REQUIRED TASK: Reproduce nothing but the lines from the one with "Convert this chart to matplotlib code." through the one with "cl_blue = [0.1416, -1.242]", exactly and with both ends. Omit pictures.

DATA SHOWN:
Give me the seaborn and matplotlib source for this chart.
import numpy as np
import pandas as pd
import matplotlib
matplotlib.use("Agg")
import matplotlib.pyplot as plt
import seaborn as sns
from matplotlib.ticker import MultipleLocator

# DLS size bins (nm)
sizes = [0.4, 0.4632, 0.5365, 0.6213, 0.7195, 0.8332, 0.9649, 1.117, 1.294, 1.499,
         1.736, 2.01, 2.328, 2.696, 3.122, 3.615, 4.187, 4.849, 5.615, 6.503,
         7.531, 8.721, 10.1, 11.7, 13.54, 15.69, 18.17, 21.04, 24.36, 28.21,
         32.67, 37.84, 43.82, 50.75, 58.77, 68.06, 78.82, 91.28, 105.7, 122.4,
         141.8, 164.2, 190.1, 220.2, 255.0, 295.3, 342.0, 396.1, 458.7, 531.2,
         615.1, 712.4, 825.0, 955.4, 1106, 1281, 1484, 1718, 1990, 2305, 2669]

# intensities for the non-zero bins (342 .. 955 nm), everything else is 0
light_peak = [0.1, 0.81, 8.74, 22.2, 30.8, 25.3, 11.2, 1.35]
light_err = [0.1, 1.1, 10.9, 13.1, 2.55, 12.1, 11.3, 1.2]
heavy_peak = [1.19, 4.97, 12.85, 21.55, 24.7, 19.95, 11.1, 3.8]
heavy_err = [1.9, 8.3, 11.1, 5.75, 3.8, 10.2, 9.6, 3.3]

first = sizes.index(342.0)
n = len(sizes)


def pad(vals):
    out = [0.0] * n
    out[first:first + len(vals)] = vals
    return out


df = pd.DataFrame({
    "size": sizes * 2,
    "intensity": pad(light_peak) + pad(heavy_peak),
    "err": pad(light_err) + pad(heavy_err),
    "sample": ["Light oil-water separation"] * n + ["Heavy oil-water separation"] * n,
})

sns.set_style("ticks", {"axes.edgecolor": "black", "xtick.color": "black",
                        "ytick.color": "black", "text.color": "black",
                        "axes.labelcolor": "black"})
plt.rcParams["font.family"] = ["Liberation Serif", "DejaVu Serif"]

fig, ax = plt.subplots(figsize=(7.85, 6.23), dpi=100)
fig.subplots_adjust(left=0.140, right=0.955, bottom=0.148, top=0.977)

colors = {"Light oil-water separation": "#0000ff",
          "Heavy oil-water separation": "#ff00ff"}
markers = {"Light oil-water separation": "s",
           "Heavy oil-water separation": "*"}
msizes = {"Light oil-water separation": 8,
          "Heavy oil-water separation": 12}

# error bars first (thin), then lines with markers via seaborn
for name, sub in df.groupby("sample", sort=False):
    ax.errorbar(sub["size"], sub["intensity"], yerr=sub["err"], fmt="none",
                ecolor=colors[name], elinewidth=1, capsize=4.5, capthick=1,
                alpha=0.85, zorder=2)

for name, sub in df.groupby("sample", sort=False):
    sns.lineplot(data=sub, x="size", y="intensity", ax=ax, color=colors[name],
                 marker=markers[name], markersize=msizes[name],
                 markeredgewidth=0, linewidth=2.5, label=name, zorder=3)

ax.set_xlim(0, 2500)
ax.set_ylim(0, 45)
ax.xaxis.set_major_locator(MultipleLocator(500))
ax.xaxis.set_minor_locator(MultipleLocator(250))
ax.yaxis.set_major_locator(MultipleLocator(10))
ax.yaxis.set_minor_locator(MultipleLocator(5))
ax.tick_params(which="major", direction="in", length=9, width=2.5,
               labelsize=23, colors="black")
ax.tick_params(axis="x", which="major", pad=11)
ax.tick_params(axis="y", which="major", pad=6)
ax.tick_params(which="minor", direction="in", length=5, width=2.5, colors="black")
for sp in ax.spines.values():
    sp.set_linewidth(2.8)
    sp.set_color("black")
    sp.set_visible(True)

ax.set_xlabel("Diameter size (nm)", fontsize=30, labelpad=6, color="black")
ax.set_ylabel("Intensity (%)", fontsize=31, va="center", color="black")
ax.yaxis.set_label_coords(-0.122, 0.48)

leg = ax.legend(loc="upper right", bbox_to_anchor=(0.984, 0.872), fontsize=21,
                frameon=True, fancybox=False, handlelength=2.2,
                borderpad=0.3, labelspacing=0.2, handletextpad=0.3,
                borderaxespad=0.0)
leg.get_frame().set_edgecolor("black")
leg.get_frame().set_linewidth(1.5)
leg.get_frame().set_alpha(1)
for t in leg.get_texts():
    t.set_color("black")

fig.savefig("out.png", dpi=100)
---
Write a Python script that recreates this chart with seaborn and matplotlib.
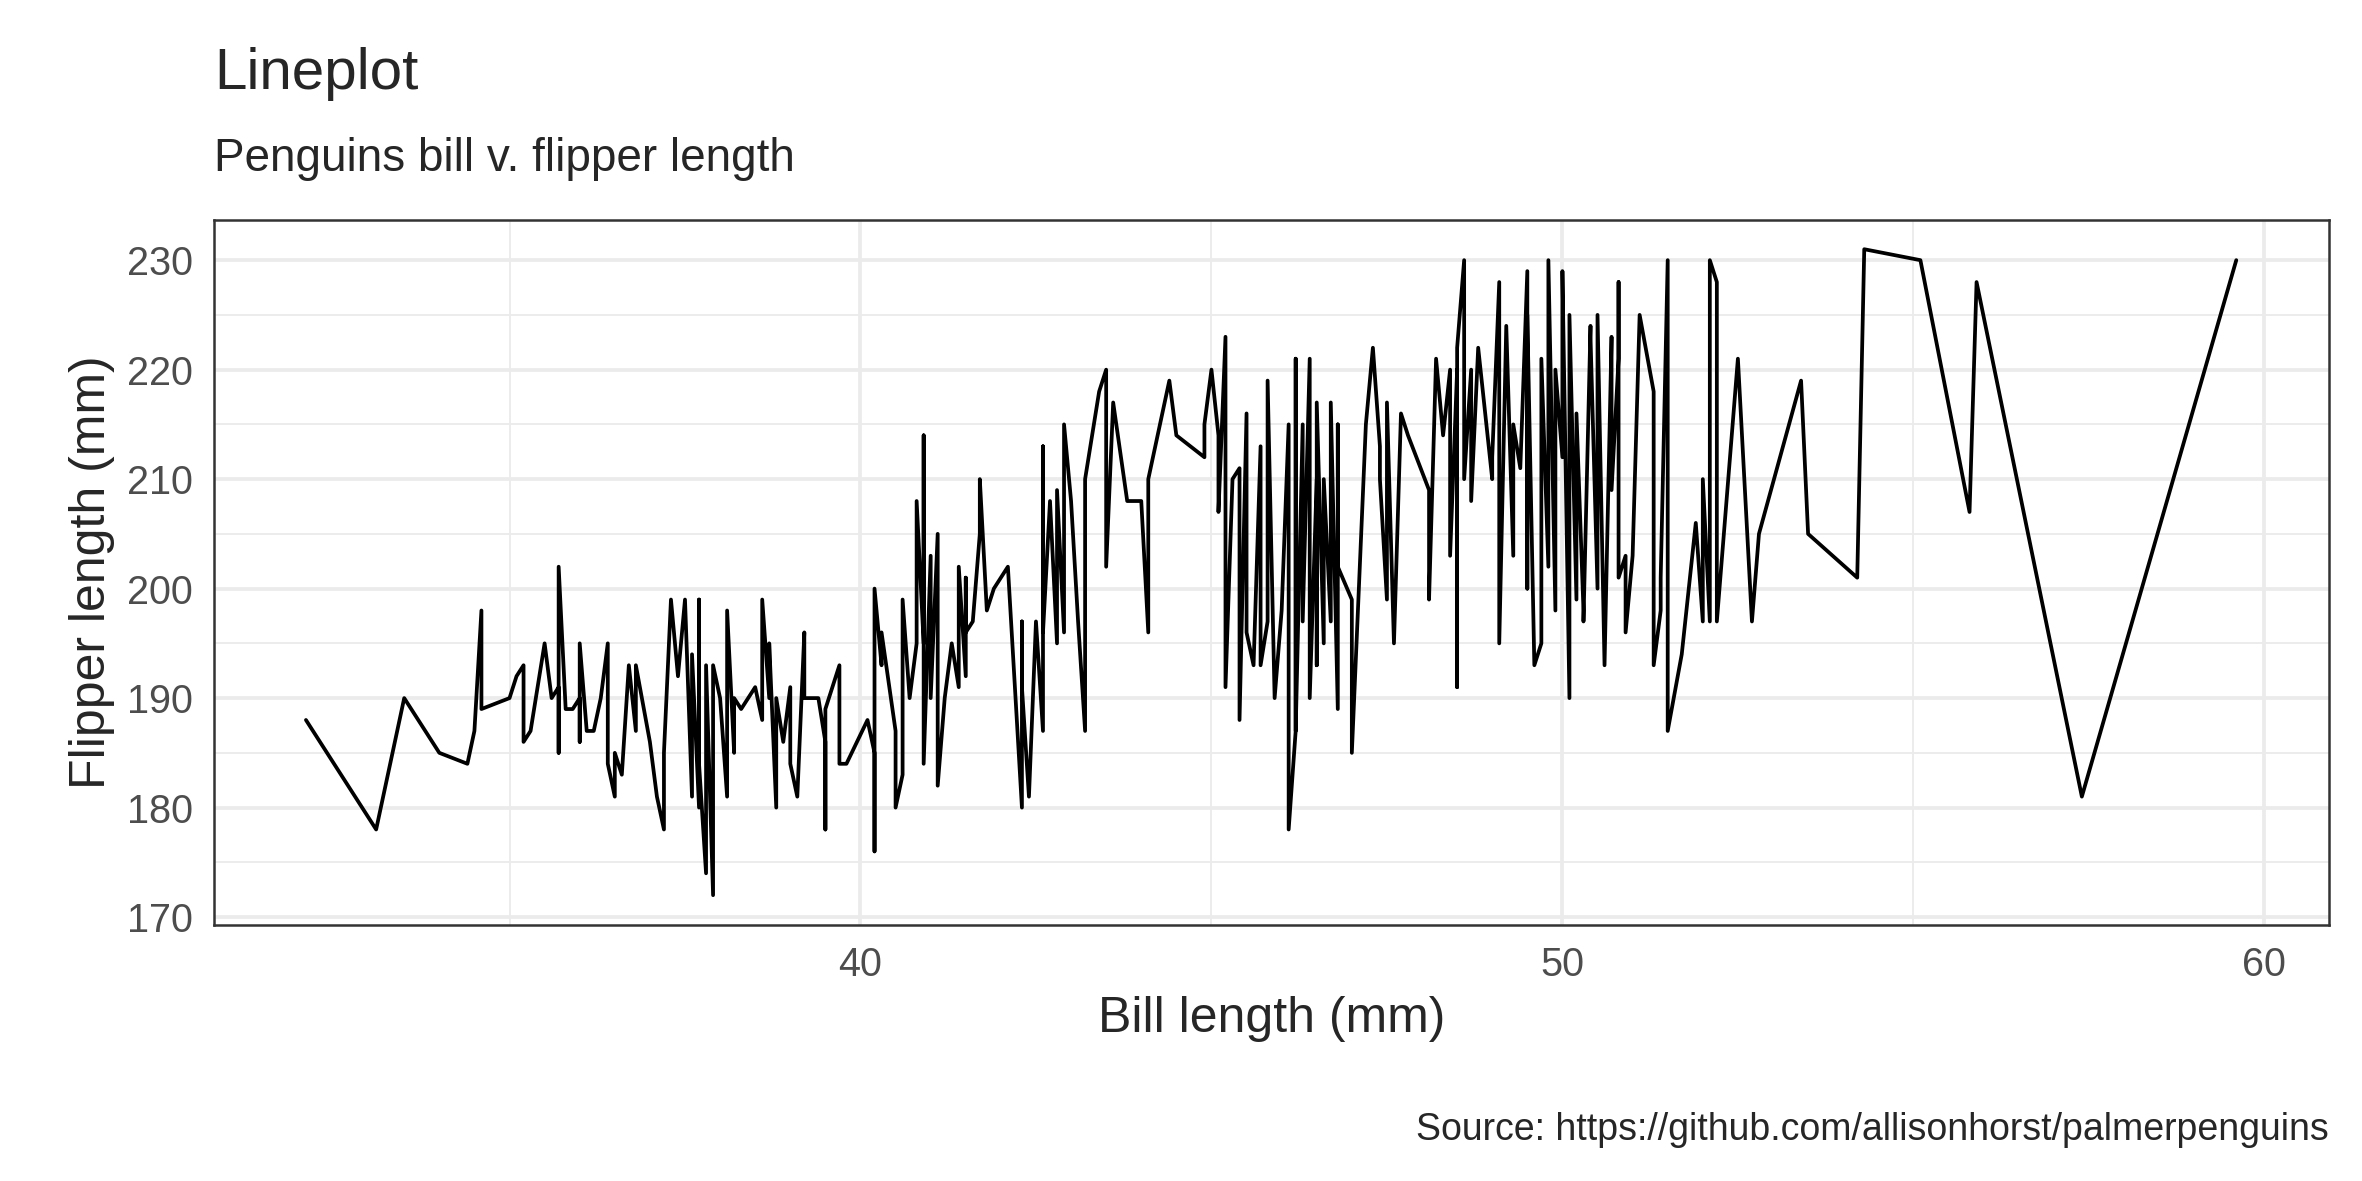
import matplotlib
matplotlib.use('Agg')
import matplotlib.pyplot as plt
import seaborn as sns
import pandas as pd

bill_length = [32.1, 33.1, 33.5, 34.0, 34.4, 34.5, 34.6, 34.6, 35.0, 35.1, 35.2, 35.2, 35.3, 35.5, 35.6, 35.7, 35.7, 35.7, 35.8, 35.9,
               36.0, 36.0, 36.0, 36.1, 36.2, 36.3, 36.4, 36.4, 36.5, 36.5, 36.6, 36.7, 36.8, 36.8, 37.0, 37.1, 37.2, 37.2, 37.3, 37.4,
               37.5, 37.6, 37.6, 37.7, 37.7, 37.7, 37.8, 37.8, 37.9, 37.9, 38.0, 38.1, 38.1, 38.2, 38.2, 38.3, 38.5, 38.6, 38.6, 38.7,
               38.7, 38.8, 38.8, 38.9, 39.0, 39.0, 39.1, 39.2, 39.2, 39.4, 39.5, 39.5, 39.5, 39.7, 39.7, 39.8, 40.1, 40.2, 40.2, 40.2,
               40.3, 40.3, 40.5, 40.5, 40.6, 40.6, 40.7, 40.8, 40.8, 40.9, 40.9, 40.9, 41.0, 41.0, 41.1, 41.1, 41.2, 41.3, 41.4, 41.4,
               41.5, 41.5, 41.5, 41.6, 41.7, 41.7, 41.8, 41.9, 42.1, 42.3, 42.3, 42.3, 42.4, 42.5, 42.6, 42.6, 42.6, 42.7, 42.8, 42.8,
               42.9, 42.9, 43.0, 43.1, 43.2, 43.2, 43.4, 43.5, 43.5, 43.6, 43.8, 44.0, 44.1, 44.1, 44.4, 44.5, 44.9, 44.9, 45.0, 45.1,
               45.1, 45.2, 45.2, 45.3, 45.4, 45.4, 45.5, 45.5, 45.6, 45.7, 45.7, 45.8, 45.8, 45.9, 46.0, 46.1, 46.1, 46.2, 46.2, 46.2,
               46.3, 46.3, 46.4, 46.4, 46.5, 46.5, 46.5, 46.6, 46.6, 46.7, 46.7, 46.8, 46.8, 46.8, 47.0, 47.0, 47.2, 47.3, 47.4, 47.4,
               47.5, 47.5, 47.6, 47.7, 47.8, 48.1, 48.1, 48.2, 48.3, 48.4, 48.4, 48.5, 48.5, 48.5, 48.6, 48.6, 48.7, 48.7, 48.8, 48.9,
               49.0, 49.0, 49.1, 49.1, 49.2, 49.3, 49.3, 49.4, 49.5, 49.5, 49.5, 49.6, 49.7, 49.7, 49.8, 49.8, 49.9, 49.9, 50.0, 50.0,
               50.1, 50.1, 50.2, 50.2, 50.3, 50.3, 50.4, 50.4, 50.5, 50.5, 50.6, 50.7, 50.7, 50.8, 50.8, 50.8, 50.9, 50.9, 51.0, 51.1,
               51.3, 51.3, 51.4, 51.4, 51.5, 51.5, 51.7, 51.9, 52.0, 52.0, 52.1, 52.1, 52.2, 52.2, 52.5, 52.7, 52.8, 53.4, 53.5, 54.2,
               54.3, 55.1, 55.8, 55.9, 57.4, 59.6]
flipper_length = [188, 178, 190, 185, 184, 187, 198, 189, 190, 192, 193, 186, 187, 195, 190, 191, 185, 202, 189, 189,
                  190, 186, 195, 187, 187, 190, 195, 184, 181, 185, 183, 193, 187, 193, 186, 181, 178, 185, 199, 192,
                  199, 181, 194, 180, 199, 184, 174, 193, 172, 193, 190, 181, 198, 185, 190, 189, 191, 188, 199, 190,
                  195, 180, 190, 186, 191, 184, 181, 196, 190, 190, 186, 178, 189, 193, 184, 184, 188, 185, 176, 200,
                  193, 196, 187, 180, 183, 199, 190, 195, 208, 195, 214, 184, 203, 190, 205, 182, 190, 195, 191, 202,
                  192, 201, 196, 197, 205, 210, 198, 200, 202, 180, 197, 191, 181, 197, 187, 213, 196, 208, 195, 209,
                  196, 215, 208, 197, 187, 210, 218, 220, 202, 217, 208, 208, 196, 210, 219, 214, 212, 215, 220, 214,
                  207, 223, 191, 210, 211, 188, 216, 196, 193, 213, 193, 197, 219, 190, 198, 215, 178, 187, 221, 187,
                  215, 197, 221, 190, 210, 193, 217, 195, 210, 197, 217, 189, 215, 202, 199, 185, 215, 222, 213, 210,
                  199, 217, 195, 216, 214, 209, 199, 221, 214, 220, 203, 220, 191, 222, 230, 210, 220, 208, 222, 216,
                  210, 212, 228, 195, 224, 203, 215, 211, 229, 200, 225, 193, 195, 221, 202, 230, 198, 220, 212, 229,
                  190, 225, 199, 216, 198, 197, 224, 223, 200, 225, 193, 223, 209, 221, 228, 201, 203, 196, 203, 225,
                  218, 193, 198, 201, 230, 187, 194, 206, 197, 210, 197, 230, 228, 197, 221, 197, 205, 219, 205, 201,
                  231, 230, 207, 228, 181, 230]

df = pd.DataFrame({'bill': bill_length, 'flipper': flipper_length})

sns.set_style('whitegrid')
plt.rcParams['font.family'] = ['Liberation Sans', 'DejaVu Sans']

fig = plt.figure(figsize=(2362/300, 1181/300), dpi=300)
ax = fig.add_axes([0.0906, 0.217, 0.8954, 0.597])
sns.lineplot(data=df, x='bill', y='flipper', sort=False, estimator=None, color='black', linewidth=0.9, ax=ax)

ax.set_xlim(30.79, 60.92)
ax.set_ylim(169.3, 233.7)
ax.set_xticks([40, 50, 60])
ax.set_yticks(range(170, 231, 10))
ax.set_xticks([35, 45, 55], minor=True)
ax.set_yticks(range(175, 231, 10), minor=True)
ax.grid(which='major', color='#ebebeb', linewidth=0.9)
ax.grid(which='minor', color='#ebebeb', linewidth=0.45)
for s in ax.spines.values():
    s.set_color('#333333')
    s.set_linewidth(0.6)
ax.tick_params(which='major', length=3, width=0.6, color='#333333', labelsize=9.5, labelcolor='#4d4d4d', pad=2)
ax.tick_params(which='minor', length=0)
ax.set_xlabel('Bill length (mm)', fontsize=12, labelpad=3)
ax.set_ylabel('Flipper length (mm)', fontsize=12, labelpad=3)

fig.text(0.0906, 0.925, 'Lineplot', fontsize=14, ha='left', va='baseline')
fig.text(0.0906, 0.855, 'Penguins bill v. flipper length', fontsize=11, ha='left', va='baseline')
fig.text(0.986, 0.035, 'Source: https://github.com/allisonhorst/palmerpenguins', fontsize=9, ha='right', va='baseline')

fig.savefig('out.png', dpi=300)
--
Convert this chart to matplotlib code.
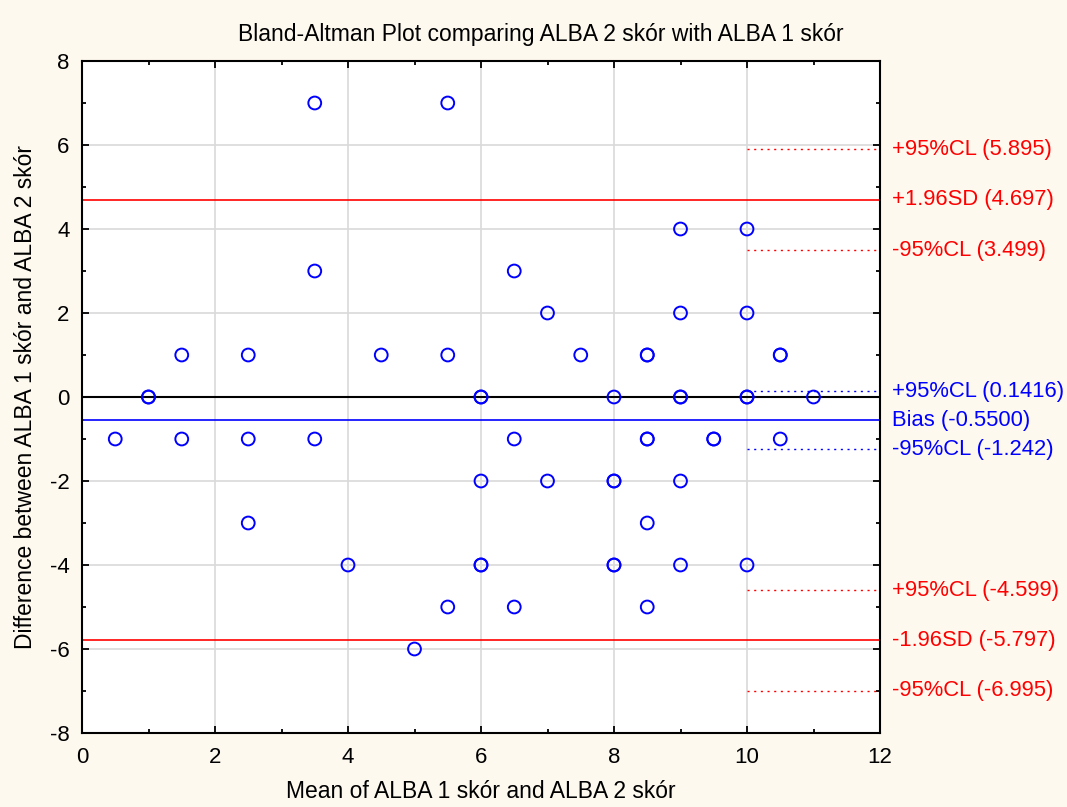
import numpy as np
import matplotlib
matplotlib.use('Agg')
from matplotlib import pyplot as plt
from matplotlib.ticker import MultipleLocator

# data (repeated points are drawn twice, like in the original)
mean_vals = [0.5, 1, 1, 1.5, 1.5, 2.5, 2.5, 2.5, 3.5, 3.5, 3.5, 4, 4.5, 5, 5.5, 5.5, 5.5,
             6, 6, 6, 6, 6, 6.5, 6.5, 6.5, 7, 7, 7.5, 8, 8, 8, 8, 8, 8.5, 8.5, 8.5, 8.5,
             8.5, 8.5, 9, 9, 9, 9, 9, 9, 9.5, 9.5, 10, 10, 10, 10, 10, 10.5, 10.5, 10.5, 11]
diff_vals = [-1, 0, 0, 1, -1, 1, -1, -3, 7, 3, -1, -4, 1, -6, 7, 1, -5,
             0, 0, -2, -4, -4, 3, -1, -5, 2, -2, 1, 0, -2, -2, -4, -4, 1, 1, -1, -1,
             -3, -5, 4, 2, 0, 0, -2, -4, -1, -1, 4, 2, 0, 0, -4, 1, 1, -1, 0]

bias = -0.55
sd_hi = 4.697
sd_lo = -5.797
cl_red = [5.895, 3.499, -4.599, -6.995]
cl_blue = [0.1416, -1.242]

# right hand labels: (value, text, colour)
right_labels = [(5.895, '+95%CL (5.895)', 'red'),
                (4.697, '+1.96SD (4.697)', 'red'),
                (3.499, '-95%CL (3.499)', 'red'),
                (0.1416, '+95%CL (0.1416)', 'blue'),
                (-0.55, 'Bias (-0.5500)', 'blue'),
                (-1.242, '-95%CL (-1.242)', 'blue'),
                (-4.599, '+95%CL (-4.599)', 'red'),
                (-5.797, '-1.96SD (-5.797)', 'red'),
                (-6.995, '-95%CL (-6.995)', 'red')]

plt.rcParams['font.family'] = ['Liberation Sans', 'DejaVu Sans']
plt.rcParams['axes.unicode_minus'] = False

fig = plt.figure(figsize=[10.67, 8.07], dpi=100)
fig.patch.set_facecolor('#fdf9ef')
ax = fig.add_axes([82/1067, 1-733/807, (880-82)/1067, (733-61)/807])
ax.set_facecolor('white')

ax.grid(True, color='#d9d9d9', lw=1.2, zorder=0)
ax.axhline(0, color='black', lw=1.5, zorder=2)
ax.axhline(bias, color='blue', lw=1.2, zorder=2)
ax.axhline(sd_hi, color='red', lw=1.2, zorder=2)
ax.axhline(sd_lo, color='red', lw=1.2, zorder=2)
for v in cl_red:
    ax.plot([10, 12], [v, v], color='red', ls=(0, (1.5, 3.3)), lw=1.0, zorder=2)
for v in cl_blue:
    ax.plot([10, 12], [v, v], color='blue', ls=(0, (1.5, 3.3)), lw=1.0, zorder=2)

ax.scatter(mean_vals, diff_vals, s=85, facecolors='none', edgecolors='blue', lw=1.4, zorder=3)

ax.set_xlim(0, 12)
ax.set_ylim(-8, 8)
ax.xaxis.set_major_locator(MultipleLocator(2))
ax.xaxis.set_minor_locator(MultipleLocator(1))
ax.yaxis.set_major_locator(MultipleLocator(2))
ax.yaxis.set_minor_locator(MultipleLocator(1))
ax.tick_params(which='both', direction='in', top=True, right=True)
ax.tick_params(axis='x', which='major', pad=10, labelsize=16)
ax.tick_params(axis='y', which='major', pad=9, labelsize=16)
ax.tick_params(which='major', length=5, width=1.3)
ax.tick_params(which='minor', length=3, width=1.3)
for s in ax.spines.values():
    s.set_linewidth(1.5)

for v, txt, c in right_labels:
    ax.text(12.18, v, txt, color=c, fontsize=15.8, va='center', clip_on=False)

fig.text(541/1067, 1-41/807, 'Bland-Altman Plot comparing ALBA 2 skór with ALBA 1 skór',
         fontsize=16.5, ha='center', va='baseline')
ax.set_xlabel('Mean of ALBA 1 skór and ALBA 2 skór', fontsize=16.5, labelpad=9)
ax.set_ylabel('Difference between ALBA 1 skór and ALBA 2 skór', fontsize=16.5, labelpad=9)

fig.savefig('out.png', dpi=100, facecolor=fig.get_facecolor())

ANSWER TO THIS TASK:
Convert this chart to matplotlib code.
import numpy as np
import matplotlib
matplotlib.use('Agg')
from matplotlib import pyplot as plt
from matplotlib.ticker import MultipleLocator

# data (repeated points are drawn twice, like in the original)
mean_vals = [0.5, 1, 1, 1.5, 1.5, 2.5, 2.5, 2.5, 3.5, 3.5, 3.5, 4, 4.5, 5, 5.5, 5.5, 5.5,
             6, 6, 6, 6, 6, 6.5, 6.5, 6.5, 7, 7, 7.5, 8, 8, 8, 8, 8, 8.5, 8.5, 8.5, 8.5,
             8.5, 8.5, 9, 9, 9, 9, 9, 9, 9.5, 9.5, 10, 10, 10, 10, 10, 10.5, 10.5, 10.5, 11]
diff_vals = [-1, 0, 0, 1, -1, 1, -1, -3, 7, 3, -1, -4, 1, -6, 7, 1, -5,
             0, 0, -2, -4, -4, 3, -1, -5, 2, -2, 1, 0, -2, -2, -4, -4, 1, 1, -1, -1,
             -3, -5, 4, 2, 0, 0, -2, -4, -1, -1, 4, 2, 0, 0, -4, 1, 1, -1, 0]

bias = -0.55
sd_hi = 4.697
sd_lo = -5.797
cl_red = [5.895, 3.499, -4.599, -6.995]
cl_blue = [0.1416, -1.242]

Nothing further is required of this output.